§ Do this: Leave out the pictures and transcribe the rest of the records exactly.

§ Supplied material:

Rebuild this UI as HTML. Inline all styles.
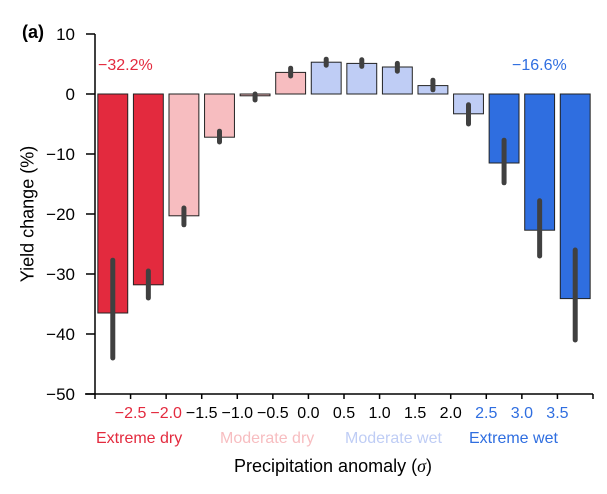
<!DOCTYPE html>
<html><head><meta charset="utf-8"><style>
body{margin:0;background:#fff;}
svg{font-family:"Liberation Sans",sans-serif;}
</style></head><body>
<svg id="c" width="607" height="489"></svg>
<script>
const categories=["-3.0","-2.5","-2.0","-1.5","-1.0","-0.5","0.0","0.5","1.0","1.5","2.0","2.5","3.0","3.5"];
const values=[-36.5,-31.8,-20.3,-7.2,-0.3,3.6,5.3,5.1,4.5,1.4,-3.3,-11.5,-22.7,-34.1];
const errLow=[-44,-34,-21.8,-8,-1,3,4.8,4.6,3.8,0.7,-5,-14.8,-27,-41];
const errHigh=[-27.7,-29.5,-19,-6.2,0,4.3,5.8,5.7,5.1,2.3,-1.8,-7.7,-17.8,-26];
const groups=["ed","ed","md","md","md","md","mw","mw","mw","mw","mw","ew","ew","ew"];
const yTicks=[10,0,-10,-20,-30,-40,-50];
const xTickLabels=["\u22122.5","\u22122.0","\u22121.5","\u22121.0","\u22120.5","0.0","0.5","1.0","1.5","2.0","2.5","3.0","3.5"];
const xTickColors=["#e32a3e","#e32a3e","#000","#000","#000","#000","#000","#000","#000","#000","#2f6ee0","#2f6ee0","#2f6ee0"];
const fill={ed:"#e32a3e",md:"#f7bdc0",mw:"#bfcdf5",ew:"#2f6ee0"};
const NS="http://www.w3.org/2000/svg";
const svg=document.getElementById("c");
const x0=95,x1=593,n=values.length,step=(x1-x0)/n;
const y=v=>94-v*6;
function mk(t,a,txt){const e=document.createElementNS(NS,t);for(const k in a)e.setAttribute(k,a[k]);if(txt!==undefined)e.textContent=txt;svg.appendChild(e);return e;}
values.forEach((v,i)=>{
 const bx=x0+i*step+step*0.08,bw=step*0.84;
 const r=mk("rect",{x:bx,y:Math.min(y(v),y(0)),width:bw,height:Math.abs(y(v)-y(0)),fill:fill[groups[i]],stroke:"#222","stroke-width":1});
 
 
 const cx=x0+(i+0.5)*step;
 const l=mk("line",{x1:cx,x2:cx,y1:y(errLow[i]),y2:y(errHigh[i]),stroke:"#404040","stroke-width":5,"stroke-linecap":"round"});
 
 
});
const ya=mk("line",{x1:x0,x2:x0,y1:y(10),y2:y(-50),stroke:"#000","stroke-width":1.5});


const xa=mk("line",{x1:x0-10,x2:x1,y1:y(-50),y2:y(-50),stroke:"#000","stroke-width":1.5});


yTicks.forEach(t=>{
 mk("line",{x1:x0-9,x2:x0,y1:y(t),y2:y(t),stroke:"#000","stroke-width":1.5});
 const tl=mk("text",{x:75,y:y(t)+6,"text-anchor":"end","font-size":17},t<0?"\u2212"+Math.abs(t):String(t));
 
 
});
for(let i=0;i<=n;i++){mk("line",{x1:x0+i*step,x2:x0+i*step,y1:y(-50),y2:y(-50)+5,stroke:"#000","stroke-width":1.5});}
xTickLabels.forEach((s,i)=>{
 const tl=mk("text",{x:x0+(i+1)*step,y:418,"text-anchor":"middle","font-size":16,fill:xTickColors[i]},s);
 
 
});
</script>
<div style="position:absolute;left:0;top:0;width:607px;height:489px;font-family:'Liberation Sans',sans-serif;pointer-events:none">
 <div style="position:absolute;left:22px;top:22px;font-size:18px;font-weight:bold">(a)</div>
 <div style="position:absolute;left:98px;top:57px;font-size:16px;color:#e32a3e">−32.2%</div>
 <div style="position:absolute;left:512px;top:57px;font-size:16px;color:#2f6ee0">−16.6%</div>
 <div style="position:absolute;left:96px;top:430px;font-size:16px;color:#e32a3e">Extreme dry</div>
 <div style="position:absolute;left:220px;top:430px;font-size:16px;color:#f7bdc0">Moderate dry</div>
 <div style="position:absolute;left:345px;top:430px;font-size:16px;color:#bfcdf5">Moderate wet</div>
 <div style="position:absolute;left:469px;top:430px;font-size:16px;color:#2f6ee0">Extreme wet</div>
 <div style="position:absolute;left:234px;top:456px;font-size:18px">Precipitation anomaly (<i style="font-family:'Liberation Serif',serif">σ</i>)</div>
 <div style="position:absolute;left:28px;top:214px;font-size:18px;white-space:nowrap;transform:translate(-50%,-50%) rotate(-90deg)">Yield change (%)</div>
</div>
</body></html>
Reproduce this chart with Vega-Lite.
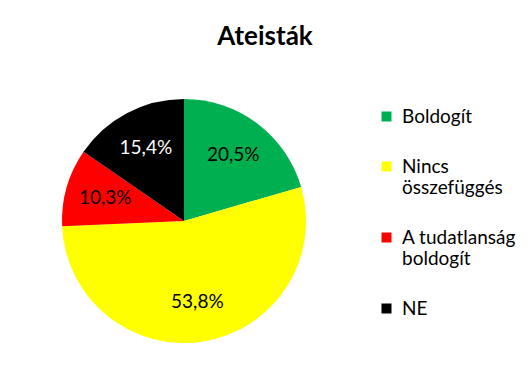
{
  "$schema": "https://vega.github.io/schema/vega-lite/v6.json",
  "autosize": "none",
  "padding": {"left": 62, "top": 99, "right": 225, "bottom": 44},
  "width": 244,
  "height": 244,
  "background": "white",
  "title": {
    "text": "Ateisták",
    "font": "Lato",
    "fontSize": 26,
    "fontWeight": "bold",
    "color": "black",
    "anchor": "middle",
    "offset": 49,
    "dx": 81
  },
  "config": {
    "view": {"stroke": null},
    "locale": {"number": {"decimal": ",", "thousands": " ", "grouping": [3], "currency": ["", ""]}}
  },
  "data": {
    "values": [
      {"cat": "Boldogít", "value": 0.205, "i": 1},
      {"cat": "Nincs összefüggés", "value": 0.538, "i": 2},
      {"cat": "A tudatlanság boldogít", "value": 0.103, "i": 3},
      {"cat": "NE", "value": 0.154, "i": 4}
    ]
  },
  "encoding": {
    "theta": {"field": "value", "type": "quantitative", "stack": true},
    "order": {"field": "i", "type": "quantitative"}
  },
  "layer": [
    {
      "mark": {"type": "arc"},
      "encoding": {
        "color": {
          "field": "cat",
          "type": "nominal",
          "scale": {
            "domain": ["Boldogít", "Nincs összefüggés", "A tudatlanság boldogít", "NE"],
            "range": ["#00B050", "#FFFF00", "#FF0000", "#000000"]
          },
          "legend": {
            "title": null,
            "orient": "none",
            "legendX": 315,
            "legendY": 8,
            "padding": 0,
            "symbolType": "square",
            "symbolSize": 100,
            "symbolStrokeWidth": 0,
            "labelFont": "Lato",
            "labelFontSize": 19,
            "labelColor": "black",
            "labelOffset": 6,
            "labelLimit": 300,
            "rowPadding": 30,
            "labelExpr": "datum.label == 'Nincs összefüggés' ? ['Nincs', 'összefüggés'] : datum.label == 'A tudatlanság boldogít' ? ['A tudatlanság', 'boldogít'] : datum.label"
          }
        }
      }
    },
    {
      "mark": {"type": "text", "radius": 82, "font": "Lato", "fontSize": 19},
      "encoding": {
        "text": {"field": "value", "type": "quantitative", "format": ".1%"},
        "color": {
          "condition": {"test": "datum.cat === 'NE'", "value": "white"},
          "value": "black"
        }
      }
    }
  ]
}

§ Reply:
Rebuild this UI as HTML. Inline all styles.
<!DOCTYPE html>
<html><head><meta charset="utf-8"><style>
body{margin:0;background:#fff;}
svg{font-family:"Liberation Sans",sans-serif;}
</style></head><body>
<svg id="c" width="607" height="489"></svg>
<script>
const categories=["-3.0","-2.5","-2.0","-1.5","-1.0","-0.5","0.0","0.5","1.0","1.5","2.0","2.5","3.0","3.5"];
const values=[-36.5,-31.8,-20.3,-7.2,-0.3,3.6,5.3,5.1,4.5,1.4,-3.3,-11.5,-22.7,-34.1];
const errLow=[-44,-34,-21.8,-8,-1,3,4.8,4.6,3.8,0.7,-5,-14.8,-27,-41];
const errHigh=[-27.7,-29.5,-19,-6.2,0,4.3,5.8,5.7,5.1,2.3,-1.8,-7.7,-17.8,-26];
const groups=["ed","ed","md","md","md","md","mw","mw","mw","mw","mw","ew","ew","ew"];
const yTicks=[10,0,-10,-20,-30,-40,-50];
const xTickLabels=["\u22122.5","\u22122.0","\u22121.5","\u22121.0","\u22120.5","0.0","0.5","1.0","1.5","2.0","2.5","3.0","3.5"];
const xTickColors=["#e32a3e","#e32a3e","#000","#000","#000","#000","#000","#000","#000","#000","#2f6ee0","#2f6ee0","#2f6ee0"];
const fill={ed:"#e32a3e",md:"#f7bdc0",mw:"#bfcdf5",ew:"#2f6ee0"};
const NS="http://www.w3.org/2000/svg";
const svg=document.getElementById("c");
const x0=95,x1=593,n=values.length,step=(x1-x0)/n;
const y=v=>94-v*6;
function mk(t,a,txt){const e=document.createElementNS(NS,t);for(const k in a)e.setAttribute(k,a[k]);if(txt!==undefined)e.textContent=txt;svg.appendChild(e);return e;}
values.forEach((v,i)=>{
 const bx=x0+i*step+step*0.08,bw=step*0.84;
 const r=mk("rect",{x:bx,y:Math.min(y(v),y(0)),width:bw,height:Math.abs(y(v)-y(0)),fill:fill[groups[i]],stroke:"#222","stroke-width":1});
 
 
 const cx=x0+(i+0.5)*step;
 const l=mk("line",{x1:cx,x2:cx,y1:y(errLow[i]),y2:y(errHigh[i]),stroke:"#404040","stroke-width":5,"stroke-linecap":"round"});
 
 
});
const ya=mk("line",{x1:x0,x2:x0,y1:y(10),y2:y(-50),stroke:"#000","stroke-width":1.5});


const xa=mk("line",{x1:x0-10,x2:x1,y1:y(-50),y2:y(-50),stroke:"#000","stroke-width":1.5});


yTicks.forEach(t=>{
 mk("line",{x1:x0-9,x2:x0,y1:y(t),y2:y(t),stroke:"#000","stroke-width":1.5});
 const tl=mk("text",{x:75,y:y(t)+6,"text-anchor":"end","font-size":17},t<0?"\u2212"+Math.abs(t):String(t));
 
 
});
for(let i=0;i<=n;i++){mk("line",{x1:x0+i*step,x2:x0+i*step,y1:y(-50),y2:y(-50)+5,stroke:"#000","stroke-width":1.5});}
xTickLabels.forEach((s,i)=>{
 const tl=mk("text",{x:x0+(i+1)*step,y:418,"text-anchor":"middle","font-size":16,fill:xTickColors[i]},s);
 
 
});
</script>
<div style="position:absolute;left:0;top:0;width:607px;height:489px;font-family:'Liberation Sans',sans-serif;pointer-events:none">
 <div style="position:absolute;left:22px;top:22px;font-size:18px;font-weight:bold">(a)</div>
 <div style="position:absolute;left:98px;top:57px;font-size:16px;color:#e32a3e">−32.2%</div>
 <div style="position:absolute;left:512px;top:57px;font-size:16px;color:#2f6ee0">−16.6%</div>
 <div style="position:absolute;left:96px;top:430px;font-size:16px;color:#e32a3e">Extreme dry</div>
 <div style="position:absolute;left:220px;top:430px;font-size:16px;color:#f7bdc0">Moderate dry</div>
 <div style="position:absolute;left:345px;top:430px;font-size:16px;color:#bfcdf5">Moderate wet</div>
 <div style="position:absolute;left:469px;top:430px;font-size:16px;color:#2f6ee0">Extreme wet</div>
 <div style="position:absolute;left:234px;top:456px;font-size:18px">Precipitation anomaly (<i style="font-family:'Liberation Serif',serif">σ</i>)</div>
 <div style="position:absolute;left:28px;top:214px;font-size:18px;white-space:nowrap;transform:translate(-50%,-50%) rotate(-90deg)">Yield change (%)</div>
</div>
</body></html>
Reproduce this chart with Vega-Lite.
{
  "$schema": "https://vega.github.io/schema/vega-lite/v6.json",
  "autosize": "none",
  "padding": {"left": 62, "top": 99, "right": 225, "bottom": 44},
  "width": 244,
  "height": 244,
  "background": "white",
  "title": {
    "text": "Ateisták",
    "font": "Lato",
    "fontSize": 26,
    "fontWeight": "bold",
    "color": "black",
    "anchor": "middle",
    "offset": 49,
    "dx": 81
  },
  "config": {
    "view": {"stroke": null},
    "locale": {"number": {"decimal": ",", "thousands": " ", "grouping": [3], "currency": ["", ""]}}
  },
  "data": {
    "values": [
      {"cat": "Boldogít", "value": 0.205, "i": 1},
      {"cat": "Nincs összefüggés", "value": 0.538, "i": 2},
      {"cat": "A tudatlanság boldogít", "value": 0.103, "i": 3},
      {"cat": "NE", "value": 0.154, "i": 4}
    ]
  },
  "encoding": {
    "theta": {"field": "value", "type": "quantitative", "stack": true},
    "order": {"field": "i", "type": "quantitative"}
  },
  "layer": [
    {
      "mark": {"type": "arc"},
      "encoding": {
        "color": {
          "field": "cat",
          "type": "nominal",
          "scale": {
            "domain": ["Boldogít", "Nincs összefüggés", "A tudatlanság boldogít", "NE"],
            "range": ["#00B050", "#FFFF00", "#FF0000", "#000000"]
          },
          "legend": {
            "title": null,
            "orient": "none",
            "legendX": 315,
            "legendY": 8,
            "padding": 0,
            "symbolType": "square",
            "symbolSize": 100,
            "symbolStrokeWidth": 0,
            "labelFont": "Lato",
            "labelFontSize": 19,
            "labelColor": "black",
            "labelOffset": 6,
            "labelLimit": 300,
            "rowPadding": 30,
            "labelExpr": "datum.label == 'Nincs összefüggés' ? ['Nincs', 'összefüggés'] : datum.label == 'A tudatlanság boldogít' ? ['A tudatlanság', 'boldogít'] : datum.label"
          }
        }
      }
    },
    {
      "mark": {"type": "text", "radius": 82, "font": "Lato", "fontSize": 19},
      "encoding": {
        "text": {"field": "value", "type": "quantitative", "format": ".1%"},
        "color": {
          "condition": {"test": "datum.cat === 'NE'", "value": "white"},
          "value": "black"
        }
      }
    }
  ]
}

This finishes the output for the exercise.